→ Problem to solve: Reproduce exactly the lines below, from the first through the one containing "const data = quarters.map((q, i)", and nothing more.

--*--

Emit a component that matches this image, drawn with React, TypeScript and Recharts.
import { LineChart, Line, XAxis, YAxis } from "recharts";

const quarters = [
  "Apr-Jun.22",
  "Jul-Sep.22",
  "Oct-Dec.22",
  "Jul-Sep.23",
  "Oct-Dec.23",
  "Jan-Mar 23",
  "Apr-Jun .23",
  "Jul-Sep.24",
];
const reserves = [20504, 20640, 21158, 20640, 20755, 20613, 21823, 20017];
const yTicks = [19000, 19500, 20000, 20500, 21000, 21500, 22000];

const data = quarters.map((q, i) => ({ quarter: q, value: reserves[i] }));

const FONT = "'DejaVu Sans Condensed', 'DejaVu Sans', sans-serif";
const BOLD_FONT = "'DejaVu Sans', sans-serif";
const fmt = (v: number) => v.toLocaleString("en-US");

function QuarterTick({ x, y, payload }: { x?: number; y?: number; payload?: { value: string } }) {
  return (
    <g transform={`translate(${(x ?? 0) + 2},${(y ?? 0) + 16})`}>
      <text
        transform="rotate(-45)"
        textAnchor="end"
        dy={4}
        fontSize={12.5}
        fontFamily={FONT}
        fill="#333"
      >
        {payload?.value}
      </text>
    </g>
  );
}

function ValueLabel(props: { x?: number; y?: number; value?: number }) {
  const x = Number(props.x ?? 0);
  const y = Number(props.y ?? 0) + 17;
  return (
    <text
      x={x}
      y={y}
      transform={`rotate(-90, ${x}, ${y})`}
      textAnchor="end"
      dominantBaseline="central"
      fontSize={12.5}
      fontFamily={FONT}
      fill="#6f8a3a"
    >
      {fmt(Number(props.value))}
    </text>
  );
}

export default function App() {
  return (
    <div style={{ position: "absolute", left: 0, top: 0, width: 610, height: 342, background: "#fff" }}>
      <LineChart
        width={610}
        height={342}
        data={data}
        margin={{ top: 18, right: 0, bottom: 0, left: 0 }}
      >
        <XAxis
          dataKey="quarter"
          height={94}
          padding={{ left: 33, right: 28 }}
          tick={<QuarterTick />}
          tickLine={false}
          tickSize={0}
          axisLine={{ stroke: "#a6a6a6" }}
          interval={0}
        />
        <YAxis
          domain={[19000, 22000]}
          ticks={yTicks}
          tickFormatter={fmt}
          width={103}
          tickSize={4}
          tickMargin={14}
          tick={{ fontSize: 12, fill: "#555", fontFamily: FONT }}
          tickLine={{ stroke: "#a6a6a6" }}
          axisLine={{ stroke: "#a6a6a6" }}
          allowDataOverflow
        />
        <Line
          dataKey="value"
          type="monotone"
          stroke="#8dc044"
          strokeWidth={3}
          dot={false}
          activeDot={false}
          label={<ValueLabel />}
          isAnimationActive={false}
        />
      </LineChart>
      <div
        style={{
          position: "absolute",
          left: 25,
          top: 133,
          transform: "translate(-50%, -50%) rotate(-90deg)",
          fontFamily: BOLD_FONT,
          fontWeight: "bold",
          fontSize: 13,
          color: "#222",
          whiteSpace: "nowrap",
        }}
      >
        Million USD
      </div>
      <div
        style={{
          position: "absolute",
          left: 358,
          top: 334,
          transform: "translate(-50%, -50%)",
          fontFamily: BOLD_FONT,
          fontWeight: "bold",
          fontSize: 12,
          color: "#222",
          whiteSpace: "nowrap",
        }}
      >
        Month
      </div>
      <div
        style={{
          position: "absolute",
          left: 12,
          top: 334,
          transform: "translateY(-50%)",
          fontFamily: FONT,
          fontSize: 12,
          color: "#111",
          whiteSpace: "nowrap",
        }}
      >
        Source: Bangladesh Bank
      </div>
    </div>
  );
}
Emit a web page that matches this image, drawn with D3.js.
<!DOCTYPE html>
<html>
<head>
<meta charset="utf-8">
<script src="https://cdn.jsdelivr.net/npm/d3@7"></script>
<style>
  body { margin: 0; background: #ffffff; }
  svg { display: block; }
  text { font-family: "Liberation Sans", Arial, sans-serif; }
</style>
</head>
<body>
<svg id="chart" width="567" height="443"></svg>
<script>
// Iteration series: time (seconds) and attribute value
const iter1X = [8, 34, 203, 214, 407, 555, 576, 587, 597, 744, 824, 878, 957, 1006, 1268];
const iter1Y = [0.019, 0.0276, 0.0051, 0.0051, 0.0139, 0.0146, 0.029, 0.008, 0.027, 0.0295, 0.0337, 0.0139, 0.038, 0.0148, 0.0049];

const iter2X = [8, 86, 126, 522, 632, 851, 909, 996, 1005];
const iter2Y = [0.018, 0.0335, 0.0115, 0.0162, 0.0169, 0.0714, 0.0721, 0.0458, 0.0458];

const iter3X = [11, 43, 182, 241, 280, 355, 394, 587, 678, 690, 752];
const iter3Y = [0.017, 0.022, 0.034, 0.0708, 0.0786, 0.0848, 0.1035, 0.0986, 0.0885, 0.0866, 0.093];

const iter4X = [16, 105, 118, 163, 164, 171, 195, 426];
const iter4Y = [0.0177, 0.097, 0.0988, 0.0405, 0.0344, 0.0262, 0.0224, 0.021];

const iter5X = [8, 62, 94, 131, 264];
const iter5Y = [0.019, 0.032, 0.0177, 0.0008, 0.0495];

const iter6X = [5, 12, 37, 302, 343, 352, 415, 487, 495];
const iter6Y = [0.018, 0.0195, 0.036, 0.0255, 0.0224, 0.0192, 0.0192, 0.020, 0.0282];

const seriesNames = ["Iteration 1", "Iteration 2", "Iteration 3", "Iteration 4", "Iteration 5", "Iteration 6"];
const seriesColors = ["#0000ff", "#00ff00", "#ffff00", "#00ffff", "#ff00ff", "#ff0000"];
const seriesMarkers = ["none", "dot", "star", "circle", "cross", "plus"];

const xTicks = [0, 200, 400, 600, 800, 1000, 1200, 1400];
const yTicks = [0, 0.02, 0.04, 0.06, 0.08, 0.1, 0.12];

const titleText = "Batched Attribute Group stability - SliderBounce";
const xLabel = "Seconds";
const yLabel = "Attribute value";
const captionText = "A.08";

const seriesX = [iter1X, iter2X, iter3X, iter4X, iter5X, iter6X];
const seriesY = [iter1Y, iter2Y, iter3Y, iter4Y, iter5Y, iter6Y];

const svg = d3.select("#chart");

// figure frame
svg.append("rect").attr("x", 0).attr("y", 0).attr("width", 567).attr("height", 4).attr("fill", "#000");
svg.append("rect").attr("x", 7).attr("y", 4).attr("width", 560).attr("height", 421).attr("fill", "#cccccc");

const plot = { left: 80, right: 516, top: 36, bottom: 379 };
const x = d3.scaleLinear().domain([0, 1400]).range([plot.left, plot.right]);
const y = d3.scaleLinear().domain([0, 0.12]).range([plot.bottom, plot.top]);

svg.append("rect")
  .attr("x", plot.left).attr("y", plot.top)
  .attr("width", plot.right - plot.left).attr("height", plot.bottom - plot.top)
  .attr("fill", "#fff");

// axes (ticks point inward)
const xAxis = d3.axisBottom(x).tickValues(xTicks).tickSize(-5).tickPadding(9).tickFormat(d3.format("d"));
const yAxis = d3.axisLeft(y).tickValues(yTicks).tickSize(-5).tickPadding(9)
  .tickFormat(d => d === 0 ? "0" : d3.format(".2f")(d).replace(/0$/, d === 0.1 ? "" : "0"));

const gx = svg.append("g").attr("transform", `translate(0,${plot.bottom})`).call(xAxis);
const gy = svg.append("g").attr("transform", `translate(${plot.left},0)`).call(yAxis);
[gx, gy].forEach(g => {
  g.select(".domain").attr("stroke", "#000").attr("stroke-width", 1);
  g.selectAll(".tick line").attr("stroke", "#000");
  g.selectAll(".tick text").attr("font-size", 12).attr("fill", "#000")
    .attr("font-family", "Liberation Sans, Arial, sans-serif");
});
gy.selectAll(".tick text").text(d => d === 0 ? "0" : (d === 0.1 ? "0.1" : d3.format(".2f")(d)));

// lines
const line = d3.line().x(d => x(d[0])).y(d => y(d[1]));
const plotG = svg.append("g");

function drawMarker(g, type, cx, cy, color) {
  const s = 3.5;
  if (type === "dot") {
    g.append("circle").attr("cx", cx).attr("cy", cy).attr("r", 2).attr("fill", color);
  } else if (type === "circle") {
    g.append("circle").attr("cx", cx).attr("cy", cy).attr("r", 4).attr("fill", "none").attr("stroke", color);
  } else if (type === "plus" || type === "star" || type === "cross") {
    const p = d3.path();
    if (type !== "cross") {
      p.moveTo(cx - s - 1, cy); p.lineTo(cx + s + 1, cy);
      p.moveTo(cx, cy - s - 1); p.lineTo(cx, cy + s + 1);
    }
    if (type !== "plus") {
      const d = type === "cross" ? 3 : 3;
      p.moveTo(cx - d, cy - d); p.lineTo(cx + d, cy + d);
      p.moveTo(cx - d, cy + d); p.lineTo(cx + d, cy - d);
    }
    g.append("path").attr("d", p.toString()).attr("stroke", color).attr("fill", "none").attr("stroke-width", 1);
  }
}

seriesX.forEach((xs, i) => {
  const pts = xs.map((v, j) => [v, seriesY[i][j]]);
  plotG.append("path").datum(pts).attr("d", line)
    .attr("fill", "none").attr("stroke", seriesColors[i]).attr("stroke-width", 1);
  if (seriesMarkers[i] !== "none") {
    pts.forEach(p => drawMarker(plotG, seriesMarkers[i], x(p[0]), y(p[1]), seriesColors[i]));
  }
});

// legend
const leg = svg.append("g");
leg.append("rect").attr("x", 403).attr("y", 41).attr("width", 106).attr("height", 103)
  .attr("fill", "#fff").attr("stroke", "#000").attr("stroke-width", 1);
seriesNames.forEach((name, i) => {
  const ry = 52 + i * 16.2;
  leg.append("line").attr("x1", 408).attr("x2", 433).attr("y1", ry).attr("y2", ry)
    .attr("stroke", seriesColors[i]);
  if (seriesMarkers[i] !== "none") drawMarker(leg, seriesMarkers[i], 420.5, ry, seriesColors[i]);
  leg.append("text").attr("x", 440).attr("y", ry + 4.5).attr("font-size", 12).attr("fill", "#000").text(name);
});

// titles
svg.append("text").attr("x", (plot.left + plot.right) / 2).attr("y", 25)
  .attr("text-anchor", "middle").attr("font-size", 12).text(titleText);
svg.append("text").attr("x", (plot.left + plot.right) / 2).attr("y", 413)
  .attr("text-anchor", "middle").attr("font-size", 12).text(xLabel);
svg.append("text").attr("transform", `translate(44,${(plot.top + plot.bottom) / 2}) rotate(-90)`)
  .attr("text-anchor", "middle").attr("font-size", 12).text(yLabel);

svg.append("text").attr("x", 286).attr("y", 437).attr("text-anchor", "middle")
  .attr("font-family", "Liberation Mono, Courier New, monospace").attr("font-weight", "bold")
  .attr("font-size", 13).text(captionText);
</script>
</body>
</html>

--*--

→ Full solution:
Emit a component that matches this image, drawn with React, TypeScript and Recharts.
import { LineChart, Line, XAxis, YAxis } from "recharts";

const quarters = [
  "Apr-Jun.22",
  "Jul-Sep.22",
  "Oct-Dec.22",
  "Jul-Sep.23",
  "Oct-Dec.23",
  "Jan-Mar 23",
  "Apr-Jun .23",
  "Jul-Sep.24",
];
const reserves = [20504, 20640, 21158, 20640, 20755, 20613, 21823, 20017];
const yTicks = [19000, 19500, 20000, 20500, 21000, 21500, 22000];

const data = quarters.map((q, i) => ({ quarter: q, value: reserves[i] }));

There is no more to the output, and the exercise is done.